World leading environmental and urban studies journal

Learning and Calamities: Practices, Interpretations, Patterns

Heike Egner, Marén Schoch, Martin Voss (editors)

Routledge, New York



In this thought-provoking book, Egner and colleagues bring together experts from various fields and disciplines to discuss whether learning from and through calamities takes place, what conditions enable or hinder it, and how learned knowledge can be sustained on the level of societies.

The book is structured around several topic areas, which broadly deal with:

·         conceptualizations and ways of learning from disasters and calamities

·         the role of history and the potential and caveats of learning from the past

·         ways of educating and communicating for disaster preparedness

·         organizational as well as societal patterns of interpretations and practices.

Authors were encouraged to make their disciplinary backgrounds transparent to readers. These reveal the nuances and variety of social constructivist approaches that exist in fields like disaster management and disaster education; organizational studies around concepts such as disasters, accidents, catastrophes, uncertainties and risk; and the broad range of methods used to analyse them.

A very interesting example in this regard is described in Chapter 16. This chapter examines the cultural differences of interpreting scientific–technological knowledge and their practical implications on flood mitigation and adaptation actions in the two radically different cases of the Limpopo Valley in Mozambique and Tennessee, USA.

The book raises many fundamental questions that determine how individuals and societies can gain profound understandings of calamities and risks, how they can mitigate anticipated impacts, and how they can cope and adapt when hazardous events occur. It shows the potential and benefits of innovative approaches, such as learning from animals (Chapter 3) or disaster risk education at the Spare-Time University (Chapter 8), while at the same time triggering thinking about less discussed elements of disasters that can hamper learning. The latter include blind spots induced by the interests of mass media, difficulties of attracting and maintaining attention for slow-onset disasters (Chapter 6), and communicating and acting on risks in the absence of calamities (Chapter 9).

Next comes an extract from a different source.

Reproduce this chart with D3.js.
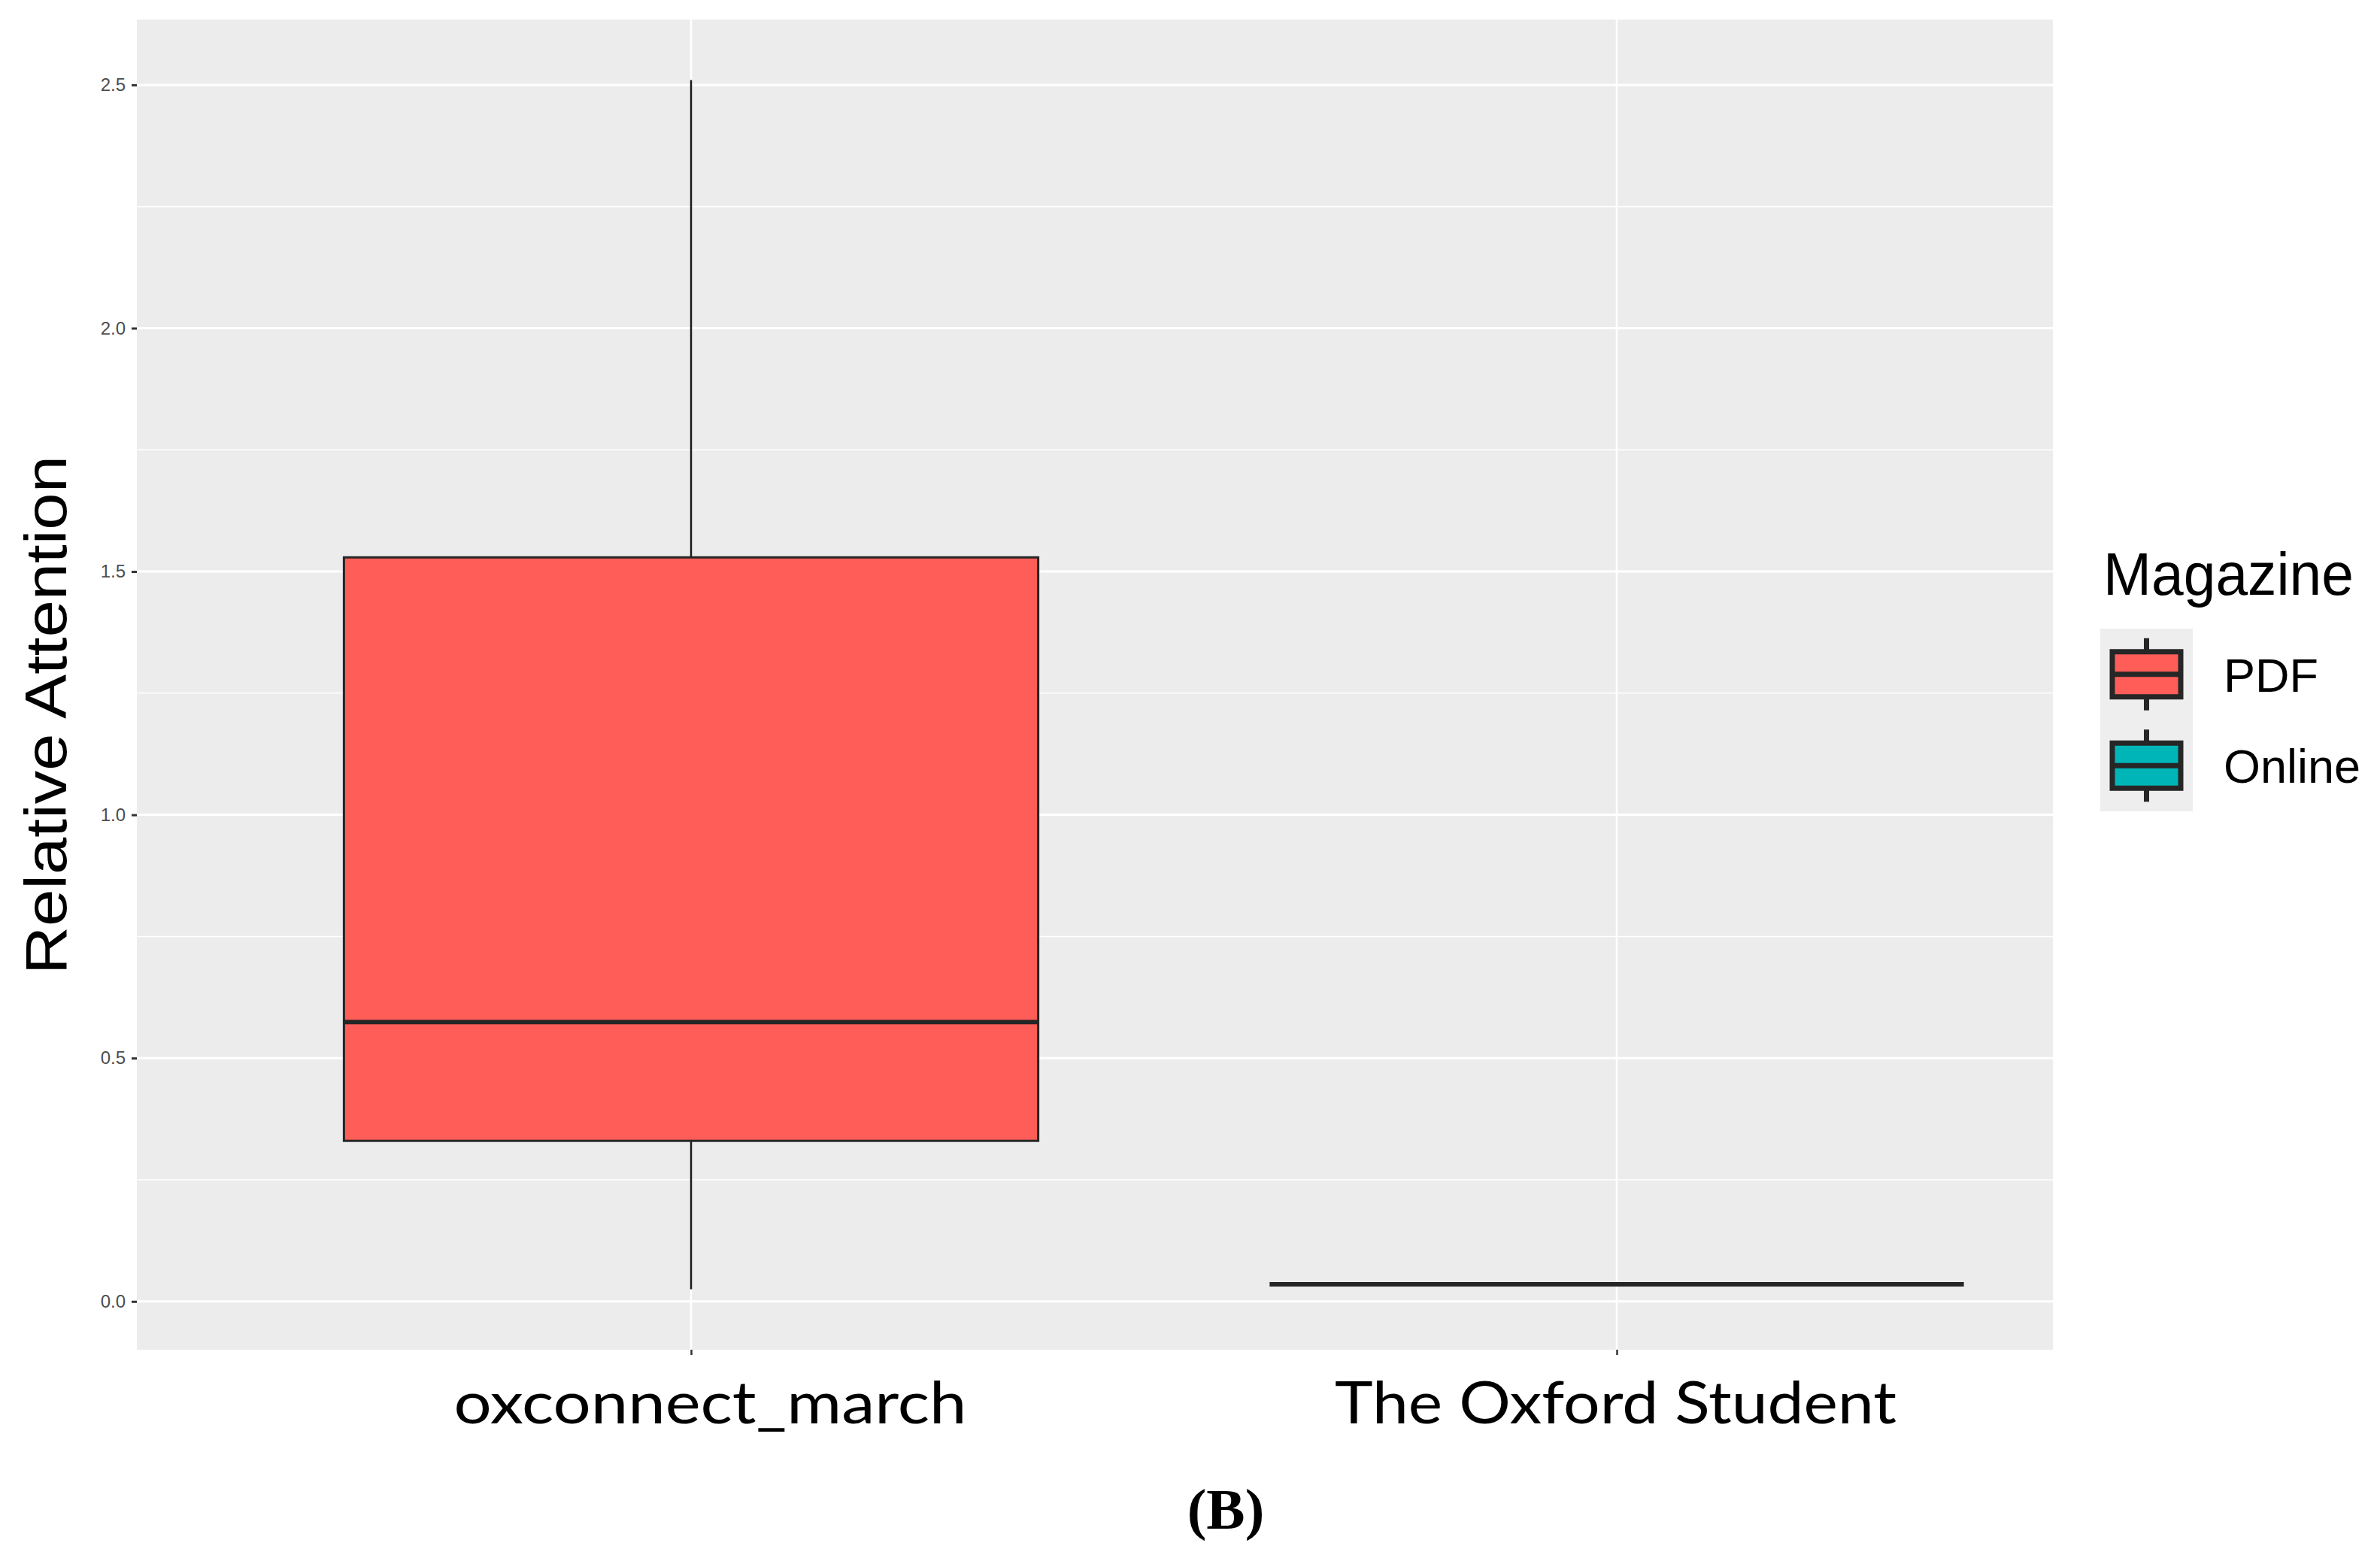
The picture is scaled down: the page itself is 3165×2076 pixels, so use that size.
<!DOCTYPE html>
<html>
<head>
<meta charset="utf-8">
<script src="https://cdn.jsdelivr.net/npm/d3@7"></script>
<style>
  html, body { margin: 0; padding: 0; background: #ffffff; }
  svg { display: block; }
</style>
</head>
<body>
<script>
// ---------------- data ----------------
const categories   = ["oxconnect_march", "The Oxford Student"];
const magazineOf   = ["PDF", "Online"];
const lowerWhisker = [0.025, 0.035];
const q1           = [0.330, 0.035];
const median       = [0.574, 0.035];
const q3           = [1.529, 0.035];
const upperWhisker = [2.510, 0.035];

const yTicks       = [0.0, 0.5, 1.0, 1.5, 2.0, 2.5];
const legendLabels = ["PDF", "Online"];
const legendFills  = ["#FF5D58", "#00B5B8"];
const yTitle = "Relative Attention";
const legendTitle = "Magazine";
const panelLabel = "(B)";

// ---------------- layout ----------------
const W = 3165, H = 2076;
const P = { left: 182, right: 2730, top: 26, bottom: 1795 };

const svg = d3.select("body").append("svg")
  .attr("width", W).attr("height", H)
  .attr("viewBox", `0 0 ${W} ${H}`);

svg.append("rect").attr("width", W).attr("height", H).attr("fill", "#ffffff");

// y scale with ggplot-like 5% expansion
const dmin = d3.min(lowerWhisker), dmax = d3.max(upperWhisker);
const pad = (dmax - dmin) * 0.05;
const y = d3.scaleLinear().domain([dmin - pad, dmax + pad]).range([P.bottom, P.top]);

// x scale (discrete)
const x = d3.scalePoint().domain(categories).range([919, 2150]);
const step = x(categories[1]) - x(categories[0]);
const boxW = step * 0.75;

// panel background
svg.append("rect")
  .attr("x", P.left).attr("y", P.top)
  .attr("width", P.right - P.left).attr("height", P.bottom - P.top)
  .attr("fill", "#ECECEC");

// minor gridlines
const minor = d3.range(yTicks.length - 1).map(i => (yTicks[i] + yTicks[i + 1]) / 2);
svg.append("g").selectAll("line").data(minor).join("line")
  .attr("x1", P.left).attr("x2", P.right)
  .attr("y1", d => y(d)).attr("y2", d => y(d))
  .attr("stroke", "#ffffff").attr("stroke-width", 1.5);

// major gridlines
svg.append("g").selectAll("line").data(yTicks).join("line")
  .attr("x1", P.left).attr("x2", P.right)
  .attr("y1", d => y(d)).attr("y2", d => y(d))
  .attr("stroke", "#ffffff").attr("stroke-width", 3);

svg.append("g").selectAll("line").data(categories).join("line")
  .attr("x1", d => x(d)).attr("x2", d => x(d))
  .attr("y1", P.top).attr("y2", P.bottom)
  .attr("stroke", "#ffffff").attr("stroke-width", 2.5);

// ---------------- boxplots ----------------
const fillOf = m => legendFills[legendLabels.indexOf(m)];
const boxes = categories.map((c, i) => ({
  c, m: magazineOf[i], lo: lowerWhisker[i], q1: q1[i], med: median[i], q3: q3[i], hi: upperWhisker[i]
}));

const bg = svg.append("g");
boxes.forEach(b => {
  const cx = x(b.c);
  bg.append("line").attr("x1", cx).attr("x2", cx)
    .attr("y1", y(b.hi)).attr("y2", y(b.q3))
    .attr("stroke", "#1a1a1a").attr("stroke-width", 2.5);
  bg.append("line").attr("x1", cx).attr("x2", cx)
    .attr("y1", y(b.q1)).attr("y2", y(b.lo))
    .attr("stroke", "#1a1a1a").attr("stroke-width", 2.5);
  bg.append("rect")
    .attr("x", cx - boxW / 2).attr("width", boxW)
    .attr("y", y(b.q3)).attr("height", Math.max(0, y(b.q1) - y(b.q3)))
    .attr("fill", fillOf(b.m))
    .attr("stroke", "#262626").attr("stroke-width", 3);
  bg.append("line")
    .attr("x1", cx - boxW / 2).attr("x2", cx + boxW / 2)
    .attr("y1", y(b.med)).attr("y2", y(b.med))
    .attr("stroke", "#262626").attr("stroke-width", 6);
});

// ---------------- axes ----------------
const yAxis = svg.append("g")
  .attr("transform", `translate(${P.left},0)`)
  .call(d3.axisLeft(y).tickValues(yTicks).tickSize(7).tickPadding(8).tickFormat(d3.format(".1f")));
yAxis.select(".domain").remove();
yAxis.selectAll(".tick line").attr("stroke", "#333333").attr("stroke-width", 3);
yAxis.selectAll(".tick text")
  .attr("fill", "#4D4D4D")
  .style("font-family", "'Liberation Sans', Arial, sans-serif")
  .style("font-size", "24px");

const xAxis = svg.append("g")
  .attr("transform", `translate(0,${P.bottom})`)
  .call(d3.axisBottom(x).tickSize(7).tickPadding(0));
xAxis.select(".domain").remove();
xAxis.selectAll(".tick line").attr("stroke", "#333333").attr("stroke-width", 2.5);
const xLabelWidths = { "oxconnect_march": 682, "The Oxford Student": 747 };
const xLabelNudge  = { "oxconnect_march": 25, "The Oxford Student": -2 };
xAxis.selectAll(".tick text")
  .attr("x", d => xLabelNudge[d])
  .attr("y", 98).attr("dy", 0)
  .attr("fill", "#000000")
  .attr("textLength", d => xLabelWidths[d])
  .attr("lengthAdjust", "spacingAndGlyphs")
  .style("font-family", "Lato, 'Open Sans', sans-serif")
  .style("font-size", "77px");

// y title
svg.append("text")
  .attr("transform", "translate(88,951) rotate(-90)")
  .attr("text-anchor", "middle")
  .attr("textLength", 690).attr("lengthAdjust", "spacingAndGlyphs")
  .style("font-family", "'Liberation Sans', Arial, sans-serif")
  .style("font-size", "78px")
  .attr("fill", "#000000")
  .text(yTitle);

// ---------------- legend ----------------
const lg = svg.append("g");
lg.append("text")
  .attr("x", 2797).attr("y", 791)
  .attr("textLength", 333).attr("lengthAdjust", "spacingAndGlyphs")
  .style("font-family", "'Liberation Sans', Arial, sans-serif")
  .style("font-size", "79px")
  .attr("fill", "#000000")
  .text(legendTitle);

const keyX = 2793, keyY = 836, keyW = 123, keyH = 121.5;
lg.append("rect").attr("x", keyX).attr("y", keyY)
  .attr("width", keyW).attr("height", keyH * legendLabels.length)
  .attr("fill", "#EEEEEE");

legendLabels.forEach((lab, i) => {
  const cy = keyY + keyH * i + keyH / 2;
  const cx = keyX + keyW / 2;
  lg.append("line").attr("x1", cx).attr("x2", cx)
    .attr("y1", cy - 48).attr("y2", cy + 48)
    .attr("stroke", "#262626").attr("stroke-width", 7);
  lg.append("rect")
    .attr("x", cx - 45.5).attr("y", cy - 30)
    .attr("width", 91).attr("height", 60)
    .attr("fill", legendFills[i])
    .attr("stroke", "#262626").attr("stroke-width", 7);
  lg.append("line").attr("x1", cx - 45.5).attr("x2", cx + 45.5)
    .attr("y1", cy).attr("y2", cy)
    .attr("stroke", "#262626").attr("stroke-width", 7);
  lg.append("text")
    .attr("x", 2957).attr("y", cy + 23)
    .style("font-family", "'Liberation Sans', Arial, sans-serif")
    .style("font-size", "63px")
    .attr("fill", "#000000")
    .text(lab);
});

// ---------------- panel label ----------------
svg.append("text")
  .attr("x", 1630).attr("y", 2033)
  .attr("text-anchor", "middle")
  .style("font-family", "'Liberation Serif', 'Times New Roman', serif")
  .style("font-weight", "bold")
  .style("font-size", "77px")
  .attr("fill", "#000000")
  .text(panelLabel);
</script>
</body>
</html>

Many chapters emphasize that learning how to act on risks, rather than simply identifying and analysing them, is necessary on individual, collective and societal scales. This requires going beyond research and practices that demonstrate multiple uncertainties surrounding (future) calamities. Hence, the book reveals the insufficiencies of experiential learning, event analyses and learning from the past. It also discusses shortcomings of current communication and education efforts. The book takes a critical step in this direction, for example through emphasizing the role of influential factors such as motivation and ambition, repeated and concise communication and education efforts, and adjustment of learning approaches to local contexts to encourage people-centered and issue-driven learning approaches.